* TASK DIRECTIONS: Across the entries below, count the lines in which the word "React" occurs. Reply with the count alone.

* DATA SHOWN:
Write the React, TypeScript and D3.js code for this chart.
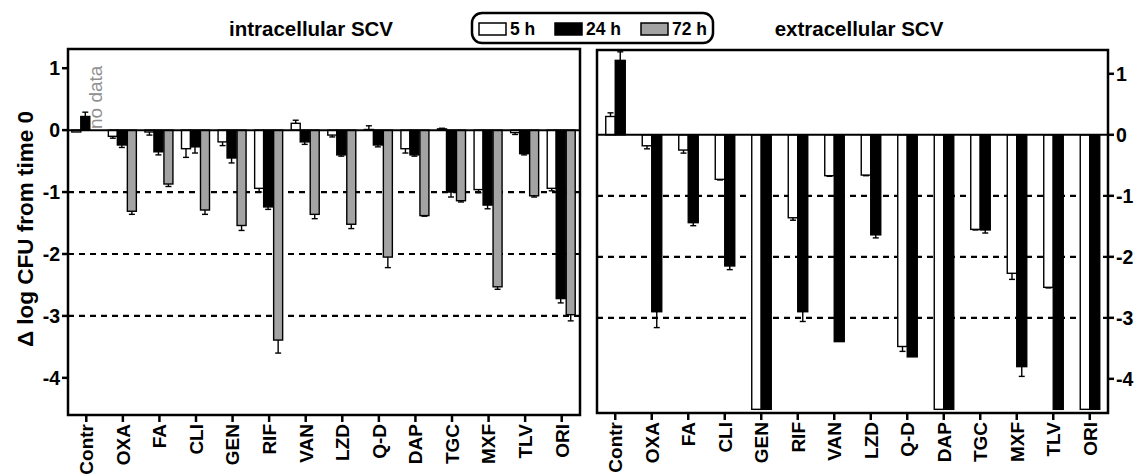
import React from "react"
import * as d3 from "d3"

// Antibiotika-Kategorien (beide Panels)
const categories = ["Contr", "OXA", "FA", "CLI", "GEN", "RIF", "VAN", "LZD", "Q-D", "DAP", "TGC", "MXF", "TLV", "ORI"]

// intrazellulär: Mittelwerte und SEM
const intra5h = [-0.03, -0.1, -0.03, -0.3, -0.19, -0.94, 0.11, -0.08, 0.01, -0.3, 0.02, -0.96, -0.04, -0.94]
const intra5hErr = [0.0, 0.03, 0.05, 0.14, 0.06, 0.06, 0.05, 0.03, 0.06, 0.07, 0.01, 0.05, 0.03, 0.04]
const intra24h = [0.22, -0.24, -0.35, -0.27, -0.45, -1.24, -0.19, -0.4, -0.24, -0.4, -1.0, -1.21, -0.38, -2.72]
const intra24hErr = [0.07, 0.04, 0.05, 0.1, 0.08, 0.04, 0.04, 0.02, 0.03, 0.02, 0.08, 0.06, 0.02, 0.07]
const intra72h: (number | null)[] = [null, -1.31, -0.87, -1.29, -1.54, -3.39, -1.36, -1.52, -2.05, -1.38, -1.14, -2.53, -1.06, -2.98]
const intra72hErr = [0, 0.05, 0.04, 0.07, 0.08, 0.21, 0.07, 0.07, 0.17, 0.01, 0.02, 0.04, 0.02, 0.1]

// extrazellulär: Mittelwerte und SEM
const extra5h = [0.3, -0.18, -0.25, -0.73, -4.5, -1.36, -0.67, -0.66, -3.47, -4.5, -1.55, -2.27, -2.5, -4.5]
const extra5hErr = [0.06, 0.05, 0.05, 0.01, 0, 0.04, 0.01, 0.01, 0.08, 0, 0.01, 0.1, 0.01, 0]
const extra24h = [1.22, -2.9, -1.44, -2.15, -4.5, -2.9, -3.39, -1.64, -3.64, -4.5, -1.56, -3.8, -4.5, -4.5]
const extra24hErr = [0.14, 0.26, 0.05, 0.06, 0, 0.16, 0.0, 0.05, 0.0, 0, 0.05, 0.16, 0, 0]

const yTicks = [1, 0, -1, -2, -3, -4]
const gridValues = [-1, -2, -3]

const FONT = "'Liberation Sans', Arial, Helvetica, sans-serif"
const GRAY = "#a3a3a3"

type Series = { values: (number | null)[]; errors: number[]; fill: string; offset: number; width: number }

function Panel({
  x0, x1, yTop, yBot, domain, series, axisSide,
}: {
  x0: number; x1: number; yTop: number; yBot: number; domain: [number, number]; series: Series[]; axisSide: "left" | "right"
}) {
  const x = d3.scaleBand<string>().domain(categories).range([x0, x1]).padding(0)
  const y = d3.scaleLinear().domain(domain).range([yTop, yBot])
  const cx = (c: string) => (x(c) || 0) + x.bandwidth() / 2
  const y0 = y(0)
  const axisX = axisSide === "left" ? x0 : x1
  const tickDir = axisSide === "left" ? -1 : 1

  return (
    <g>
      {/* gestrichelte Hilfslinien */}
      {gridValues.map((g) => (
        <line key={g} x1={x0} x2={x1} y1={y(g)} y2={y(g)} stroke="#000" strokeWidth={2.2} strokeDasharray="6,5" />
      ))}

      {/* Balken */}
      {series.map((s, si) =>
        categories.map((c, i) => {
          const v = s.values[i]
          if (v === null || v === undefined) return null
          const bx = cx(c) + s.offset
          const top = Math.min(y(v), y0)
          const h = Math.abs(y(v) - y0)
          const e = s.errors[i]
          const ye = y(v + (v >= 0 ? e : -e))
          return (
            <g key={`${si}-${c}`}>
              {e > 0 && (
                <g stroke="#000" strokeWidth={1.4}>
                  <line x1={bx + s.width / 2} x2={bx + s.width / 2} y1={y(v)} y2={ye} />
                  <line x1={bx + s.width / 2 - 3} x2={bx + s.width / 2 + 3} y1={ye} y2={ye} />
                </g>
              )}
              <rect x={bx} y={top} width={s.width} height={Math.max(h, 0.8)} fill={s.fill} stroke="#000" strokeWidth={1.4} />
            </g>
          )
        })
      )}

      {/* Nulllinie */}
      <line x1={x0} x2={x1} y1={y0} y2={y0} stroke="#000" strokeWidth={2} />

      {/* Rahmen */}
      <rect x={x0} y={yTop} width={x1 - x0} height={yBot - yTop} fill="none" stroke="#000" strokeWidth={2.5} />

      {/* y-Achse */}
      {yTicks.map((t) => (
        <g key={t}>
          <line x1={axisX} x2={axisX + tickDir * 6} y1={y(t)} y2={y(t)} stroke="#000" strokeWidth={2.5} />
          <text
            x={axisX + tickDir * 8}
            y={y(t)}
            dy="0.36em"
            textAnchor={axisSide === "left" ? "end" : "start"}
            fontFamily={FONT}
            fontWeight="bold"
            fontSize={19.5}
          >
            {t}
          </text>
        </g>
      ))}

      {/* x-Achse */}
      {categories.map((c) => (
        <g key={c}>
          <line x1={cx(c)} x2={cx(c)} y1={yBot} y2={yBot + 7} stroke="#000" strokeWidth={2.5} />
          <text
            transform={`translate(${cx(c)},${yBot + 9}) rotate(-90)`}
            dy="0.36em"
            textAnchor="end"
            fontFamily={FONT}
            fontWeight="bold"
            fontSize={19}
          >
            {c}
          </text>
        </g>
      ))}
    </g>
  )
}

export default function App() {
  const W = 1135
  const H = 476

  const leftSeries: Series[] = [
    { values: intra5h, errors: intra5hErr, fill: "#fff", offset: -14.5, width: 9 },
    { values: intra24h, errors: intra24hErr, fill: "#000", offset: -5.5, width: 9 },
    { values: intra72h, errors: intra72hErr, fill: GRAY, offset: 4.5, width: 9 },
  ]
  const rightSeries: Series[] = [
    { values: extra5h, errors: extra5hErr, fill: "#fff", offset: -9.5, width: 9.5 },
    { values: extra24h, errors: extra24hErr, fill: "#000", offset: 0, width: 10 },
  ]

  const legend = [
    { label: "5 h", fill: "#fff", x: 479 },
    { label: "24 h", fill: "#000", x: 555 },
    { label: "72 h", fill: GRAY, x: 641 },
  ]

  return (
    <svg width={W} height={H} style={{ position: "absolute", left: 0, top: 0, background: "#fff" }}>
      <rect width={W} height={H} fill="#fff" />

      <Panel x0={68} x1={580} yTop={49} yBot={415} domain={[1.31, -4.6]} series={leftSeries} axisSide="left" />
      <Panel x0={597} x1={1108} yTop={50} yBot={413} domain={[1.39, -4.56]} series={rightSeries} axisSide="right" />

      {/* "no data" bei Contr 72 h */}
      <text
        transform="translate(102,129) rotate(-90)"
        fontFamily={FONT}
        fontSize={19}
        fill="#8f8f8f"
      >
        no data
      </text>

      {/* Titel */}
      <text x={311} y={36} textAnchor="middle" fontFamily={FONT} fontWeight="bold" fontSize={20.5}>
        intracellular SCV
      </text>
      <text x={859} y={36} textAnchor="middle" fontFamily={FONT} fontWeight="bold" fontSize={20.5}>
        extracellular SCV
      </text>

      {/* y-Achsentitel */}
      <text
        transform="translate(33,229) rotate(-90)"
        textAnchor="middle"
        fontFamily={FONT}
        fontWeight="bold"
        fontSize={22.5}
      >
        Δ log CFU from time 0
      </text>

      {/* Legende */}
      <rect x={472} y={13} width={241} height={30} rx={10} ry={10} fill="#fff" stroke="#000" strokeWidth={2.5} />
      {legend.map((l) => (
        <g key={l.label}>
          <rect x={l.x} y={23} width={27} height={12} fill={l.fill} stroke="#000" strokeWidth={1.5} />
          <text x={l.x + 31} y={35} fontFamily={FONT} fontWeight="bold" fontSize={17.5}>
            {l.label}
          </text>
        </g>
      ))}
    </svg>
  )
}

--

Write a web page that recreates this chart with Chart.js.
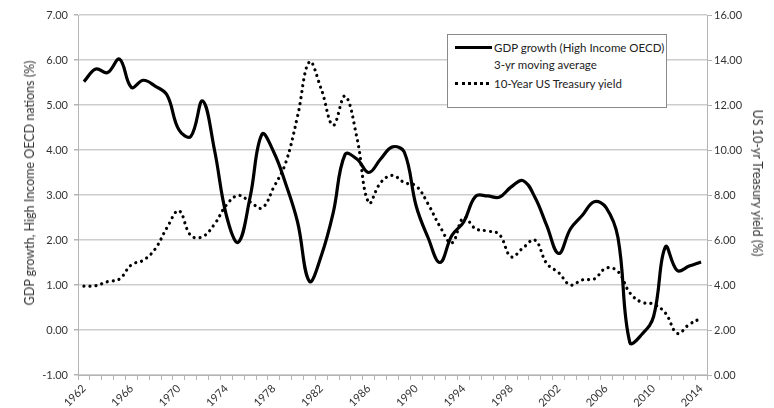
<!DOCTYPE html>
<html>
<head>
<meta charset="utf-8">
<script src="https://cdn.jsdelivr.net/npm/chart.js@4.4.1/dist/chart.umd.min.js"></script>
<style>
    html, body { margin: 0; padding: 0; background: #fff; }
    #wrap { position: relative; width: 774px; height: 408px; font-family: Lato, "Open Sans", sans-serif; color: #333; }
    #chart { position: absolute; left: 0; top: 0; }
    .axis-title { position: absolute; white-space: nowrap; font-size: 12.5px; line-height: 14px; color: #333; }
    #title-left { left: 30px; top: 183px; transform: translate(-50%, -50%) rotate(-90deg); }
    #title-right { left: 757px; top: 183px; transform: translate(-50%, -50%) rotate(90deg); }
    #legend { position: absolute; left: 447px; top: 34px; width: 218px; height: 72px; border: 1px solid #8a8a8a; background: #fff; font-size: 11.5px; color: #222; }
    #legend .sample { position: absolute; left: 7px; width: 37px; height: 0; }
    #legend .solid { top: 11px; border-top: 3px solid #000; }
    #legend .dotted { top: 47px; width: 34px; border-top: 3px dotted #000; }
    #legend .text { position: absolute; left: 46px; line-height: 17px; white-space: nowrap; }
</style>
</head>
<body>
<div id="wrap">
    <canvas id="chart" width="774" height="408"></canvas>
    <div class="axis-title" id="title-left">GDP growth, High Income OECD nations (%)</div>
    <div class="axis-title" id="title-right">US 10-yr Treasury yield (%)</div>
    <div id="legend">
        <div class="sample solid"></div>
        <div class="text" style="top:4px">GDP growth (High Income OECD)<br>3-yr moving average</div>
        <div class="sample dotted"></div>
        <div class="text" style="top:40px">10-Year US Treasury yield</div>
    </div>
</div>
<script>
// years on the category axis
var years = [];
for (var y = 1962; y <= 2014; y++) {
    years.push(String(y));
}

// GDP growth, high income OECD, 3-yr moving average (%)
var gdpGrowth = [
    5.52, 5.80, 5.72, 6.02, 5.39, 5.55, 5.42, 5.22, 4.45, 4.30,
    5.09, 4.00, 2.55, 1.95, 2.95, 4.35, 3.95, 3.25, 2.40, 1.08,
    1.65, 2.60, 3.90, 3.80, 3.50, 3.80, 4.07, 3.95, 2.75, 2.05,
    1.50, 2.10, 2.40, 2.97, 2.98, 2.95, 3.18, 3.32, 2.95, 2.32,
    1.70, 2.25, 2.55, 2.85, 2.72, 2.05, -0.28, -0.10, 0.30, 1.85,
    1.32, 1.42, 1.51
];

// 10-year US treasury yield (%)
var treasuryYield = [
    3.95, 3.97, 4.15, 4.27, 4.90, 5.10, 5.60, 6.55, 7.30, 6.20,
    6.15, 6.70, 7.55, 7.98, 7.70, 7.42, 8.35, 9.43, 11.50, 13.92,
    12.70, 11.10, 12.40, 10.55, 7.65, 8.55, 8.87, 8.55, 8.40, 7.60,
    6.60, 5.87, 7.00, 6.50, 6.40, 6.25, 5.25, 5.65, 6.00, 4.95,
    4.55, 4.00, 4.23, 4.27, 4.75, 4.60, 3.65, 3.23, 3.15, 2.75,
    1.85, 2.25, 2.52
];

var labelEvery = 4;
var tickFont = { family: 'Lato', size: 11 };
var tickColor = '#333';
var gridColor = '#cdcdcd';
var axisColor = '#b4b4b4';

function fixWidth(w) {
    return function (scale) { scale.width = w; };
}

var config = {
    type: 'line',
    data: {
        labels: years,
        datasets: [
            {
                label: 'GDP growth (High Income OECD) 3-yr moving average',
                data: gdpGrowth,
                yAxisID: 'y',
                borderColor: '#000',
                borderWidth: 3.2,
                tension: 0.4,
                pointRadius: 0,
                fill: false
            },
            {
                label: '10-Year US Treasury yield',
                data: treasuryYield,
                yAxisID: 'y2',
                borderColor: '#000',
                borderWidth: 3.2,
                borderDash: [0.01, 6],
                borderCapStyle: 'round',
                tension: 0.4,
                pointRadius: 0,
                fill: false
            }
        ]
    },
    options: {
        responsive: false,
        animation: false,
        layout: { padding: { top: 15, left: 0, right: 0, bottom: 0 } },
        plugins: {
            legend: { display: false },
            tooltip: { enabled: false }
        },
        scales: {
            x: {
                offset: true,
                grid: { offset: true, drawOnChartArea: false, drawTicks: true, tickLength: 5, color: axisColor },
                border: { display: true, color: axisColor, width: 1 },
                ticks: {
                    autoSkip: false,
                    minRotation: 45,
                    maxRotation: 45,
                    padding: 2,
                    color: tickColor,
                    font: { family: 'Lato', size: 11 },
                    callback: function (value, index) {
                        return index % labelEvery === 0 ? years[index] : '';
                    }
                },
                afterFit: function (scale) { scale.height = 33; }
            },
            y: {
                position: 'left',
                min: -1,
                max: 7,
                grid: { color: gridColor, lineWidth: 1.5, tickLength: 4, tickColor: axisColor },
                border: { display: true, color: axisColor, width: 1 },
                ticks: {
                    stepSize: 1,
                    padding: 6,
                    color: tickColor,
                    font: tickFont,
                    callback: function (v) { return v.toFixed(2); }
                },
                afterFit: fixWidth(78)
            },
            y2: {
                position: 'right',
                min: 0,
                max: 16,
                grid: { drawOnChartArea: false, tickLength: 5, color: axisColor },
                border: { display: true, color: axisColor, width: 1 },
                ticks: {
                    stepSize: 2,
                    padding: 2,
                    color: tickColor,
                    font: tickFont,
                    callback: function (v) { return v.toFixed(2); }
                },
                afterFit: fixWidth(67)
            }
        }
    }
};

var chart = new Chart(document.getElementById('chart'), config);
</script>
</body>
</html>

* RESULT: 2